Had not the West demonised Carlos the Jackal, Yallop told me, 'he would have been killed (for messing up a Paris assignment) by Haddad in mid-1975 . . . But Haddad saw the power of the myth that the media created with the help of the intelligence agencies.'

Yallop, 55, is no stranger to controversy. Last year he took the BBC to court over losing his job as scriptwriter on EastEnders. He was awarded pounds 68,000. At the time, he criticised the BBC for allowing the television series to be created by 'middle class people with a middle class view of the working class which is patronising'.

Yallop's own background is working class. His mother, who had been in service in south London, was from Cork (entitling him to an Irish passport, useful for entering Libya) and raised him as a devoutly Roman Catholic schoolboy. His English father was peripatetic. 'He and my mother separated at my birth. He would come back once a year on his visits. Total eccentric. I know he spent a lot of time selling the elixir-of-life at fairgrounds, dressed up as an Indian fakir.' His upbringing, says Yallop, 'gave me an enormous hunger for justice - the desire to pursue truth'.

Between pursuing Carlos and the BBC, Yallop also went after Paramount Pictures, claiming that parts of In God's Name had been plagiarised for The Godfather Part III (the film's publicity material said that story elements were inspired by news reports). Reviews of In God's Name, published in 1984, were mixed: according to the Economist, he presented not a shred of firm evidence for his papal murder allegation, but 'seethes with prejudices, sees every issue and every person in either black or white, and casually blends established fact, hearsay and supposition'.

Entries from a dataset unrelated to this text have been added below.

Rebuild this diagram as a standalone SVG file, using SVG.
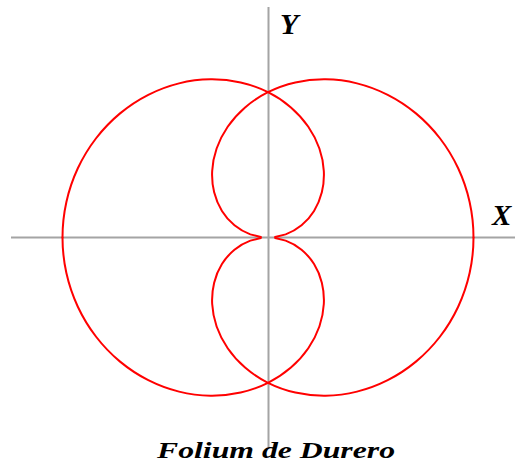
<svg xmlns="http://www.w3.org/2000/svg" xmlns:xlink="http://www.w3.org/1999/xlink" width="520" height="467" viewBox="0 0 520 467">
<style>
.axis{stroke:#a4a4a4;stroke-width:2;fill:none}
.curve{stroke:#ff0000;stroke-width:2;fill:none;stroke-linejoin:round;stroke-linecap:round}
.lbl{font-family:"Liberation Serif","Times New Roman",serif;font-style:italic;font-weight:bold;fill:#000}
</style>
<defs>
<path id="quarter" class="curve" d="M7.15,-0.5 L17.64,-3.11 C23.32,-5.17 28.71,-8.24 33.53,-12.2 C38.35,-16.16 42.61,-21.02 46.06,-26.59 C49.51,-32.16 52.17,-38.44 53.84,-45.18 C55.51,-51.92 56.21,-59.13 55.82,-66.53 C55.43,-73.93 53.97,-81.51 51.38,-88.98 C48.79,-96.45 45.08,-103.81 40.31,-110.76 C35.54,-117.71 29.71,-124.25 22.94,-130.09 C16.17,-135.93 8.45,-141.08 0,-145.31 C-8.45,-149.54 -17.65,-152.84 -27.34,-155.03 C-37.03,-157.22 -47.19,-158.31 -57.57,-158.18 C-67.95,-158.05 -78.52,-156.72 -88.98,-154.13 C-99.44,-151.54 -109.8,-147.7 -119.72,-142.67 C-129.64,-137.64 -139.14,-131.42 -147.93,-124.13 C-156.72,-116.84 -164.79,-108.48 -171.9,-99.25 C-179.01,-90.02 -185.17,-79.93 -190.17,-69.22 C-195.17,-58.51 -199.03,-47.19 -201.61,-35.55 C-204.19,-23.91 -205.5,-11.96 -205.5,0"/>
</defs>
<g id="axes">
<line class="axis" x1="11" y1="237.5" x2="515" y2="237.5"/>
<line class="axis" x1="268.5" y1="7" x2="268.5" y2="447"/>
</g>
<g id="folium" transform="translate(268,237.5)">
<use xlink:href="#quarter"/>
<use xlink:href="#quarter" transform="scale(1,-1)"/>
<use xlink:href="#quarter" transform="scale(-1,1)"/>
<use xlink:href="#quarter" transform="scale(-1,-1)"/>
</g>
<g id="labels">
<text class="lbl" x="280" y="34" font-size="30">Y</text>
<text class="lbl" x="492" y="225" font-size="29">X</text>
<text class="lbl" x="157" y="458" font-size="24" textLength="238" lengthAdjust="spacingAndGlyphs">Folium de Durero</text>
</g>
</svg>
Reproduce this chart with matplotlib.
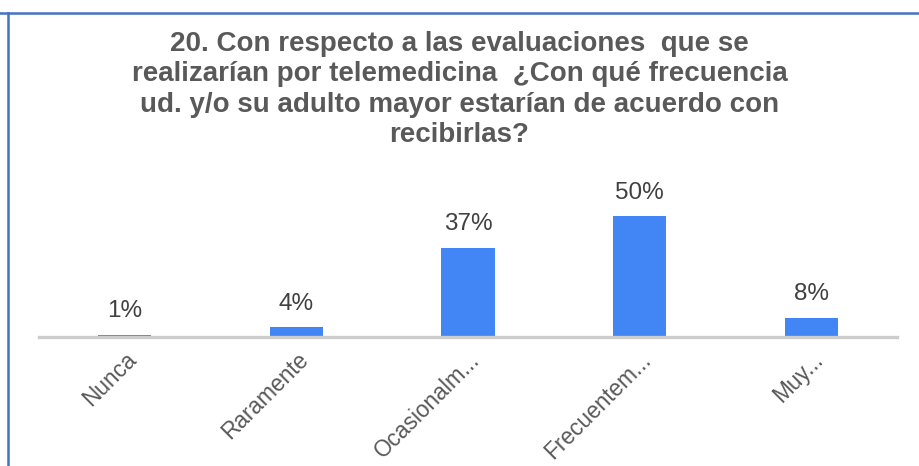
import matplotlib
matplotlib.use("Agg")
import matplotlib.pyplot as plt
from matplotlib.lines import Line2D

categories = ["Nunca", "Raramente", "Ocasionalm...", "Frecuentem...", "Muy..."]
values = [1, 4, 37, 50, 8]
value_labels = ["1%", "4%", "37%", "50%", "8%"]

title = ("20. Con respecto a las evaluaciones  que se\n"
         "realizarían por telemedicina  ¿Con qué frecuencia\n"
         "ud. y/o su adulto mayor estarían de acuerdo con\n"
         "recibirlas?")

W, H = 919, 466
fig = plt.figure(figsize=(W / 100, H / 100), dpi=100)
fig.patch.set_facecolor("white")

# axes placed in pixel terms: baseline at y=337, x span 39..897
ax = fig.add_axes([39 / W, (H - 337) / H, 858 / W, 145 / H])
x = range(len(categories))
ax.bar(x, values, width=0.31, color="#4285F4", zorder=2)
ax.set_xlim(-0.5, len(categories) - 0.5)
ax.set_ylim(0, 60)

for xi, v, lab in zip(x, values, value_labels):
    ax.annotate(lab, (xi, v), xytext=(0, 9), textcoords="offset points",
                ha="center", va="bottom", fontsize=17.5, color="#404040",
                family="Liberation Sans")

ax.set_xticks(list(x))
ax.set_xticklabels(categories, rotation=45, ha="right", va="top",
                   rotation_mode="anchor", fontsize=16.3, color="#595959",
                   family="Liberation Sans")
ax.tick_params(axis="x", length=0, pad=8)
ax.set_yticks([])
for side in ("top", "right", "left"):
    ax.spines[side].set_visible(False)
ax.spines["bottom"].set_color("#cccccc")
ax.spines["bottom"].set_linewidth(2.4)
ax.spines["bottom"].set_zorder(3)
ax.set_facecolor("none")

fig.text(0.5, 1 - 31 / H, title, ha="center", va="top", fontsize=20,
         fontweight="bold", color="#595959", linespacing=1.22,
         family="Liberation Sans")

# blue frame on the top and left edges
fig.add_artist(Line2D([0, 1], [1 - 13 / H, 1 - 13 / H], transform=fig.transFigure,
                      color="#4472C4", linewidth=1.8))
fig.add_artist(Line2D([8 / W, 8 / W], [0, 1 - 13 / H], transform=fig.transFigure,
                      color="#4472C4", linewidth=1.8))

fig.savefig("out.png", dpi=100)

With his new book, Yallop originally set out to write about the 1982 massacre of Palestinians in the Lebanese refugee camps of Sabra and Chatila. When Robert Fisk, the Independent on Sunday's Middle East correspondent, beat him to it with Pity The Nation he decided to make Carlos his central thread.

Painstakingly, via wide-ranging European and Middle Eastern sources (among them the former Austrian president Bruno Kreisky, and the former Maltese prime minister Mifsud Bonnici) Yallop tracks 'The Most Dangerous Man in the World' to Lebanon's Bekaa Valley, picking up vivid eye-witness material, forming a quite favourable view of Colonel Gaddafi and a quite unfavourable one of Israel's leaders.

The odyssey became worthwhile. Ilich Ramirez Sanchez told Yallop his life story: from birth in Caracas in 1949, via Patrice Lumumba University in Moscow, mistresses in Knightsbridge beds and guns and explosives in Knightsbridge cupboards, to his killing of three French secret police in 1975, and a promise to meet the author for a further talk . . . only for Yallop subsequently to learn he had been listening to an impostor.

But Yallop refused to give up. Nor was he put off by a 'Mossad- inspired' story that Carlos had been murdered and was buried in the Libyan desert. Instead, he combed the West Bank and Gaza Strip for fresh leads, until finally, in Damascus in October 1989, he met the man he believes is Carlos.